If we think about delta as the chance that the option will end up in-the-money at expiration, then clearly the volatility of the stock will affect an option’s delta. If the stock moves up or down by 50% or more every day, then there is plenty of chance for almost any option to end up in-the-money. Take a look at Tesla (TSLA). This is a stock that is very volatile, so even when the stock is at $200, there is still a moderate chance that within the next month it could fall to $100. This means the delta of a $100 strike put option might be around 0.1 or 0.2. Compare this to McDonalds (MCD), which is a very stable company whose stock hardly fell at all during the 2008 crisis. If the stock is trading at $100, there is only a very small chance that it will fall to, say, $50 within the next month. This means the delta of a $50 strike put option would be very close to zero.

If the volatility of a stock changes, it can change the deltas of the options. and cause you to make or lose money pretty quickly. When prices of options change due to changes in stock volatility, we call this VEGA RISK.


How time to expiration affects Delta

If we think about delta as a measure of the probability that the option will expire in-the-money, then it is common sense that if an option is way out-of-the-money and has very little time left until expiration, then it will have a delta close to zero, as there is very little time left for the stock to move a lot. If it is already way in-the-money and has very little time left until expiration, then it will have a delta close to 1 (if it is a call option) or -1 (if it is a put option). Essentially, at expiration, a call’s delta MUST be either zero (out of the money) or +/- 1 (in the money). Therefore, as time moves onward, deltas of options tend to gravitate towards these values. Take a look at this chart. With a lot of time left until expiration (171 days) the line is fairly flat. As time to expiration decreases, the line gets more curvy – i.e. the delta gravitates towards 1 or -1.

Delta affected by time

This results in something interesting around option expiration time – the deltas of at-the-money options tend to swing around wildly. Here’s an example:

Say you have a call option with a strike price of $25 and there is only one day left until expiration. The stock is also currently trading at $25, so the delta of the option is around 0.5. If the stock increases to $26, the probability of the call ending up in-the-money just increased a LOT simply because there is not much time left for the stock to go back down before the option expires. If you owned this call you would have suddenly made money on it. If you had sold it, you would suddenly have lost most of your money.

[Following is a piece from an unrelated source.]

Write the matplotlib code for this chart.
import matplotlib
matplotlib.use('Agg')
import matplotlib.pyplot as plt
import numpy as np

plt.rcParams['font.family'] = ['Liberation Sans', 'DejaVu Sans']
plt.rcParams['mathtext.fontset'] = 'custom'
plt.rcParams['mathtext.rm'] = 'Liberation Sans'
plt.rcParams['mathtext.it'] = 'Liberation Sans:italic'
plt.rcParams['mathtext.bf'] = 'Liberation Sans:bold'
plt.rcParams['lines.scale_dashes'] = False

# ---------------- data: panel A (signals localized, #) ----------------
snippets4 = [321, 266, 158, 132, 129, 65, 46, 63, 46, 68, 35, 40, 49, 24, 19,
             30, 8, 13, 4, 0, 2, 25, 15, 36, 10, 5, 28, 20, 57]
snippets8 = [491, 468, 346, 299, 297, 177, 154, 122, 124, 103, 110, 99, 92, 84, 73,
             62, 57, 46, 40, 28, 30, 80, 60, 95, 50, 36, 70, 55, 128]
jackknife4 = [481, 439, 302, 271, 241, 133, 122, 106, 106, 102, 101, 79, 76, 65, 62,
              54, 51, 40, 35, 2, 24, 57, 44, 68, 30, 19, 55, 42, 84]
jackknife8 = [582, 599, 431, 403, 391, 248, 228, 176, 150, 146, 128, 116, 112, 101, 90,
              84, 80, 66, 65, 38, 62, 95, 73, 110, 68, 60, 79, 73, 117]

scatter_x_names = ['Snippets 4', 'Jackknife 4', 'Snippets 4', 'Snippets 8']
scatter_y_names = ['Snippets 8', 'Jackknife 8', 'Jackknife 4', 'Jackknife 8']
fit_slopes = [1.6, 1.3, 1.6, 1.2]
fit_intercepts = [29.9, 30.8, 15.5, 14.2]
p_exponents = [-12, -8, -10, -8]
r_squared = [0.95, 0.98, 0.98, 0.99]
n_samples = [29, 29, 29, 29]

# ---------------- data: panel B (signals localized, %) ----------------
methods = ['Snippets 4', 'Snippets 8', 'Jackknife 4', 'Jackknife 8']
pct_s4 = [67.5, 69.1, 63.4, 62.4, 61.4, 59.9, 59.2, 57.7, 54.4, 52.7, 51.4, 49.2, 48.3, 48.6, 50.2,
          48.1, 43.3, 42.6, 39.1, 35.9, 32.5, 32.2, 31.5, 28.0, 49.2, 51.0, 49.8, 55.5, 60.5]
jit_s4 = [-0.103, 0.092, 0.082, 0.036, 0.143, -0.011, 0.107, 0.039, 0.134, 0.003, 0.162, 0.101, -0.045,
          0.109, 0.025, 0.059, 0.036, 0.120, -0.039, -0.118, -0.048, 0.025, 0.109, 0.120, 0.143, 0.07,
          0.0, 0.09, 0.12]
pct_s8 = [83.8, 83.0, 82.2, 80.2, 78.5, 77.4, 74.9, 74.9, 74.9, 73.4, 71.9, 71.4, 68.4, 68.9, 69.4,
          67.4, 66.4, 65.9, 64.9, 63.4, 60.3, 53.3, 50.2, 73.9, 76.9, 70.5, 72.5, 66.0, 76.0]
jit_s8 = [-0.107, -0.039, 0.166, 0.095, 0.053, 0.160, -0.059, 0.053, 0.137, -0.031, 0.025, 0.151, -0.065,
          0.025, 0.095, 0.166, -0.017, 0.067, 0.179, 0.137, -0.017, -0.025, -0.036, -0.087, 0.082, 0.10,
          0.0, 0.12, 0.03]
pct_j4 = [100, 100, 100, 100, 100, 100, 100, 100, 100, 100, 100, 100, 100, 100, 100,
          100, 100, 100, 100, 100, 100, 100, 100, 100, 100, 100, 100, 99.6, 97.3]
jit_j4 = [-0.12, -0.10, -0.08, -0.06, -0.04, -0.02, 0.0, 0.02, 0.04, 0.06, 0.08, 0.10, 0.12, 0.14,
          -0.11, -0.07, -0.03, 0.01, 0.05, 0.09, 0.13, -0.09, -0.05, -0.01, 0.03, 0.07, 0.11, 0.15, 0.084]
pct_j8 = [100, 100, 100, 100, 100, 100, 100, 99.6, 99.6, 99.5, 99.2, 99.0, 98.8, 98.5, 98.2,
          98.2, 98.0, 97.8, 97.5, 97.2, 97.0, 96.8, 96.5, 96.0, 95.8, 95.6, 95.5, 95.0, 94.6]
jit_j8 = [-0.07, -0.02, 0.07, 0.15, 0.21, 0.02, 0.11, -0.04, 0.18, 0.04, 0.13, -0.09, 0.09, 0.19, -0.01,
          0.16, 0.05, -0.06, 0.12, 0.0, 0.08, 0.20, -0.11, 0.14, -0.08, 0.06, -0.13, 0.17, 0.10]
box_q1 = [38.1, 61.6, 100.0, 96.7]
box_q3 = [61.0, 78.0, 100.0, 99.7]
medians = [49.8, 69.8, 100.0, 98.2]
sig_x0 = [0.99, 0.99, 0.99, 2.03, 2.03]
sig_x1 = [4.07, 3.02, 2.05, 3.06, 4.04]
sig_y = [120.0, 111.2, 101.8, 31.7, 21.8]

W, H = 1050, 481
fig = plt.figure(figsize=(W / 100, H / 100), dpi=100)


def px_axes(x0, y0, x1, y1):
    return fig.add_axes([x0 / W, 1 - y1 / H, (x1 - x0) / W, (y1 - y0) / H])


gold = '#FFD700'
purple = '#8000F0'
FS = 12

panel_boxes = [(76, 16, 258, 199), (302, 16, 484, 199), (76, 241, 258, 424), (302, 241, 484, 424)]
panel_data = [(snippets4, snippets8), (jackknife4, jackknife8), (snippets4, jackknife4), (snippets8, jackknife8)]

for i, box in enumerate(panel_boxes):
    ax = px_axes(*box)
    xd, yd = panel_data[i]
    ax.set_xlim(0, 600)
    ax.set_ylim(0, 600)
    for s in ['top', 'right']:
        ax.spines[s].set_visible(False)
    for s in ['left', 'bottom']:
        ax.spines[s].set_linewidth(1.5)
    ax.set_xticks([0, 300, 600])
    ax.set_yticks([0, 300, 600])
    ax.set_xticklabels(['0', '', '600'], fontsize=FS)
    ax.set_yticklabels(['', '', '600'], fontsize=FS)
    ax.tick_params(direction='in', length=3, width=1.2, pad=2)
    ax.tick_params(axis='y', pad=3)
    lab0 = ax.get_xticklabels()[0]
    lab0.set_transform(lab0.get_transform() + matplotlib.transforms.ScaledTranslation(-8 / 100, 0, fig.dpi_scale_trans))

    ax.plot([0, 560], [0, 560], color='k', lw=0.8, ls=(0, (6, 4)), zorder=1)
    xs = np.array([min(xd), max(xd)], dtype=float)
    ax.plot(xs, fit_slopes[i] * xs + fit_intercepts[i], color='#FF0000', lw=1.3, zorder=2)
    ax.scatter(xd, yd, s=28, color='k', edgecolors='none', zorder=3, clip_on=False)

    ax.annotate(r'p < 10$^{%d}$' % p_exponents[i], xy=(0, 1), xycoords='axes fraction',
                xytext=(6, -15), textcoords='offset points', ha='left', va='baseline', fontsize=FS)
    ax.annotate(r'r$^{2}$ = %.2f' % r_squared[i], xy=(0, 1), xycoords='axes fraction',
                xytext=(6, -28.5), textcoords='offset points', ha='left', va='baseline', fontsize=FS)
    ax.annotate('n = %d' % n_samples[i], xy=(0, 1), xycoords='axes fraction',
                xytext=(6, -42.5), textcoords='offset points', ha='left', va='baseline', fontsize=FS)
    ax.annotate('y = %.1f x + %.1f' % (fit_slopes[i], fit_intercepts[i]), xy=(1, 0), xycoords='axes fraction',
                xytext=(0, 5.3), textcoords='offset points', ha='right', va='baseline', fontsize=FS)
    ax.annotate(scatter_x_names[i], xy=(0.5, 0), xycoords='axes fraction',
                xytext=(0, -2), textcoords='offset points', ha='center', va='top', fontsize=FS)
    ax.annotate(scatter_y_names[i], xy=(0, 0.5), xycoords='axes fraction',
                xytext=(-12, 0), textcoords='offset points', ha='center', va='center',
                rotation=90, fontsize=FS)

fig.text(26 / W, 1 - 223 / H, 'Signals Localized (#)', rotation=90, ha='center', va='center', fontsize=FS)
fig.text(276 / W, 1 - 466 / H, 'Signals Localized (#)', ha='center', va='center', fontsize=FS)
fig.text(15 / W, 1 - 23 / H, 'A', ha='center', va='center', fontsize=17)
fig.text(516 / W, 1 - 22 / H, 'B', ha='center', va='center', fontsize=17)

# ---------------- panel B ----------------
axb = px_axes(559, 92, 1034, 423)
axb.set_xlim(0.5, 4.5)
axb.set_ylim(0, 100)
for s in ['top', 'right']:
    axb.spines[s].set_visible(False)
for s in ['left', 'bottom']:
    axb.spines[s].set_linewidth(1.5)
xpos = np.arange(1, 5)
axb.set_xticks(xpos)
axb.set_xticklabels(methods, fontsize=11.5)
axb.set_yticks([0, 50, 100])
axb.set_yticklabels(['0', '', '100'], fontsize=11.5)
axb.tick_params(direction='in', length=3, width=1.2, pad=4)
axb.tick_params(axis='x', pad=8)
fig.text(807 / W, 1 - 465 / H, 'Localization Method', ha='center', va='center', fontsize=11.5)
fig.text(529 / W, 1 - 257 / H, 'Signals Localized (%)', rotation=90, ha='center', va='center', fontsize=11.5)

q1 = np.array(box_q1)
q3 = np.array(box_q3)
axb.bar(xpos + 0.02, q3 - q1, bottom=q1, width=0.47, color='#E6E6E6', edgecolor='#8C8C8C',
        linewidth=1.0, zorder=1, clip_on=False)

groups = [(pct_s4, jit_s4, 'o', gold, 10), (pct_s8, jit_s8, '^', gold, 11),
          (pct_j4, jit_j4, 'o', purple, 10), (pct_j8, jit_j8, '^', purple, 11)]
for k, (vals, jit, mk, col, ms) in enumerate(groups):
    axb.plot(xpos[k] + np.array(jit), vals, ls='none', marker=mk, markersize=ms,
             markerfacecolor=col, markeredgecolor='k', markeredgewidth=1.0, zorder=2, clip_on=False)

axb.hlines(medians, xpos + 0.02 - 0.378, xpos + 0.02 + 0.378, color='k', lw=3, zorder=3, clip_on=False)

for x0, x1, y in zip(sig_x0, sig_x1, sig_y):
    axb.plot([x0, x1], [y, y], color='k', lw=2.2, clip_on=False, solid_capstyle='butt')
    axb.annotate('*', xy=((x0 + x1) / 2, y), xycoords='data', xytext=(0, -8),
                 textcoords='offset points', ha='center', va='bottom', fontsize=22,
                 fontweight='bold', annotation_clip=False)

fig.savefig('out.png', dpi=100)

This is why trading options around expiration time can be pretty dangerous – small changes in the stock can cause very large changes in delta, and therefore very large changes in your profits.

This neatly introduces us to a second greek you need to know – GAMMA. Gamma is the rate of change of delta, i.e. how quickly delta changes. We don’t generally want delta to change too rapidly because it means we can lose (or make) money very quickly. As we approach expiration we say that our GAMMA RISK increases – our rate of change of delta increases which means that even though we’ve made money up until that point, we can lose it all in a matter of hours.